For reasons uninteresting to anyone, anywhere, I installed Crystal Reports XI on my computer at work yesterday. While browsing around the folders it created, I came upon this "images" folder that is used by a sample database:



Upon closer inspection, those bikes turned out to be Rocky Mountain bicycles. Rocky Mountain is a cool British Columbia based company here in Canada that has produced some really great mountain bikes, especially in that golden age when Ritchey and others were perfecting the art. Ritchey even worked with them. Rocky Mountain is now owned by a bigger Canadian company, but is still independently operated and still makes great bikes.
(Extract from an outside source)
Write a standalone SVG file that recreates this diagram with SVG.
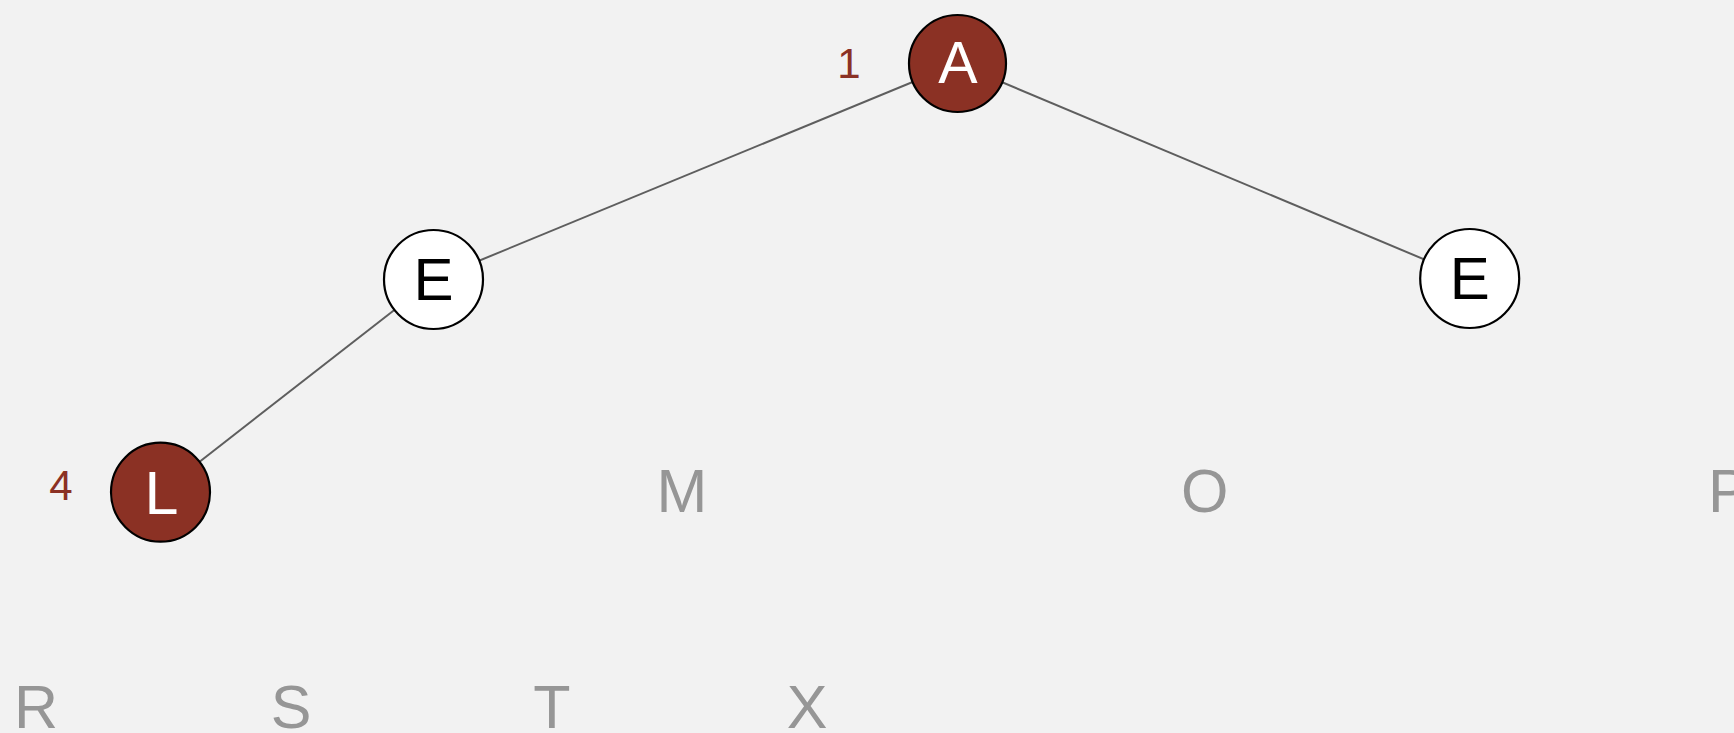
<svg xmlns="http://www.w3.org/2000/svg" width="1734" height="733" viewBox="0 0 1734 733">
<style>
.bg{fill:#f2f2f2}
.edge{stroke:#5e5e5e;stroke-width:2;fill:none}
.red{fill:#8b3124;stroke:#000;stroke-width:2.2}
.white{fill:#fff;stroke:#000;stroke-width:2.2}
.t{font-family:"Liberation Sans",Arial,sans-serif;text-anchor:middle}
.lw{fill:#fff;font-size:59px}
.lb{fill:#000;font-size:60px}
.lg{fill:#969696;font-size:61px}
.idx{fill:#8b3124;font-size:42px}
</style>
<rect class="bg" x="0" y="0" width="1734" height="733"/>
<g id="connectors">
<line class="edge" x1="957.5" y1="63.5" x2="433.5" y2="279.5"/>
<line class="edge" x1="957.5" y1="63.5" x2="1469.7" y2="278.5"/>
<line class="edge" x1="433.5" y1="279.5" x2="160.5" y2="492.2"/>
</g>
<g id="node-A">
<circle class="red" cx="957.5" cy="63.5" r="48.5"/>
<text class="t lw" x="958" y="83.3">A</text>
<text class="t idx" x="849" y="78">1</text>
</g>
<g id="node-E1">
<circle class="white" cx="433.5" cy="279.5" r="49.5"/>
<text class="t lb" x="433.5" y="299.5">E</text>
</g>
<g id="node-E2">
<circle class="white" cx="1469.7" cy="278.5" r="49.5"/>
<text class="t lb" x="1469.7" y="299">E</text>
</g>
<g id="node-L">
<circle class="red" cx="160.5" cy="492.2" r="49.5"/>
<text class="t lw" x="161.5" y="514.3" style="font-size:61px">L</text>
<text class="t idx" x="61" y="500">4</text>
</g>
<g id="node-M"><text class="t lg" x="682" y="512.3">M</text></g>
<g id="node-O"><text class="t lg" x="1204.7" y="512.3">O</text></g>
<g id="node-P"><text class="t lg" x="1708" y="512.3" style="text-anchor:start">P</text></g>
<g id="node-R"><text class="t lg" x="36" y="727.7">R</text></g>
<g id="node-S"><text class="t lg" x="291" y="727.7">S</text></g>
<g id="node-T"><text class="t lg" x="552" y="727.7">T</text></g>
<g id="node-X"><text class="t lg" x="807" y="727.7">X</text></g>
</svg>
I got most of the preceding info from Wikipedia.

I'm totally guessing here, but I imagine somebody developed a database and some Crystal Reports to go with it for Rocky Mountain, and then software people talked to bike people about making it the sample database/report thing as a way of free advertising or something, complete with massively long contracts and an abundance of legalese.

What I would rather think, however, is that some software developer working for Business Objects (which owns Crystal Reports which is in turn owned by SAP) is a rabid bike junkie who worked it in to the product with nobody's permission at all. That (while naive) is much more appealing, don't you think?



Yer Pal,


R A N T W I C K


PS - Rocky Mountain must have been an "early adopter" when it came to this Internet nonsense... their URL is bikes.com! I wonder what that domain name is worth?

PPS - I have received no money or anything from any of the businesses linked to in this post. Actually, I'm a little afraid of some of them.

PPPS - On further inspection, the sample company in Crystal is a fictional one, xTreme bikes or something. Random picture nabbing, Rocky Mountain bicycle lover, or legal arrangement? You decide.